覆面調査(ミステリーショッパー)のメリットは
- 調査員から顧客視点で意見を得ることができる
- 客観的な意見が集まりやすい
- 特定のポイントや細かい状況まで確認できる
一方で、商品やサービスによっては実施が難しかったり、大量の意見を集めるにはコストが掛かったり、一人の調査員の意見に左右されてしまうことが起きるなどのデメリットもあります。
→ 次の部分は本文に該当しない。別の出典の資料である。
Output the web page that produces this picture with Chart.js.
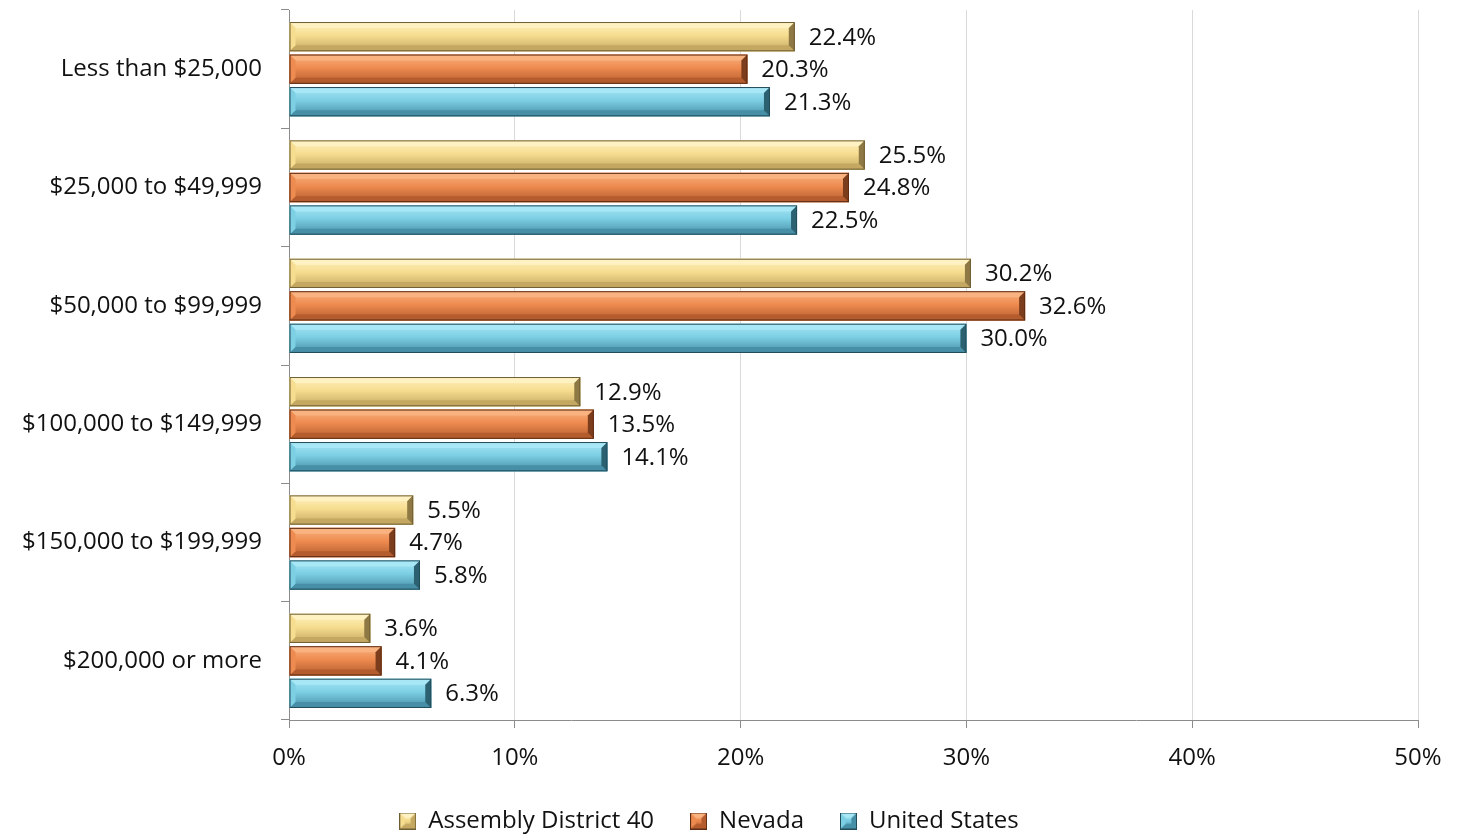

このように顧客満足度(CS)調査と覆面調査(ミステリーショッパー)では得意なこと、不得意なことが異なるので、調査したい目的や規模に合わせて使い分ける必要があります。
使い分けは、
- 広くデータを集めて統計的に判断したい:顧客満足度(CS)調査
- 具体的な原因や現状把握、改善ポイントを見つけたい:覆面調査(ミステリーショッパー)
と分けるのがおすすめです。
それぞれの特性を生かし、顧客満足度(CS)調査で広く意見を集めた後、覆面調査(ミステリーショッパー)で具体的なポイントを洗い出す。など順番に行うとより有効な調査を行うことができます。
また、それぞれ調査の実施時には注意点があります。
顧客満足度調査はこの3つに気を付けて下さい。
- 聞く人は選ばず、すべての顧客にアンケートをお願いしよう
- 匿名性は大事だが、属性情報(性別や年齢など個人を特定しないもの)は必ず集めよう
- 自分たちの耳にやさしい意見だけを見るのは止めよう
覆面調査はこの3つに気を付けて下さい。
- 調査前の仮説作りが大事です
- 調査がバレるような不自然な行動はさせない
- 客観的な意見ではあるが、すべてを鵜呑みにする必要はない
また、顧客満足度調査、覆面調査共に注意が必要なのが下記2つ。
- アンケート作りはルールを守って回答・分析しやすく作ろう
- 分析と改善活動を行わない調査では意味がない
いずれも自分たちだけで実行する際などにやってしまいがちな間違いになります。
- なんのために調査をしているのか?
- アンケートを書く人やお店を評価する人に一方的に負担になっていないか?
- 集まった結果を有効に使うにはどうするのか?
と言った点を忘れないよう調査を実施する前に整理し、実際の調査に臨みましょう。
調査自体は無料のGoogleフォームでも問題ありませんので、アンケートの設計や集計・分析は自分たちでもできると言う場合には、まずは無料で始めてみることをおすすめします。
やってみたいとは思うが、
- 相談できる相手がいない
- 忙しくてやってる余裕がない
- 一度やったけど上手くいかなかった
と言う方は、無理せずまずはプロに相談しましょう。
ファンくるではご相談やお見積りは無料となっておりますので、お気軽にご相談ください。
無料で顧客満足度(CS)調査や覆面調査(ミステリーショッパー)を相談してみる
目的にあった調査を行うためにも、顧客満足度(CS)調査と覆面調査(ミステリーショッパー)の違いを把握した上で実施しましょう。
スタートは小さくても構いません。
商品やサービスに対しての調査→結果を分析→改善するという流れを定着させ、より目指している結果繋げるためにも、まずは調査を始めることから始めてみましょう!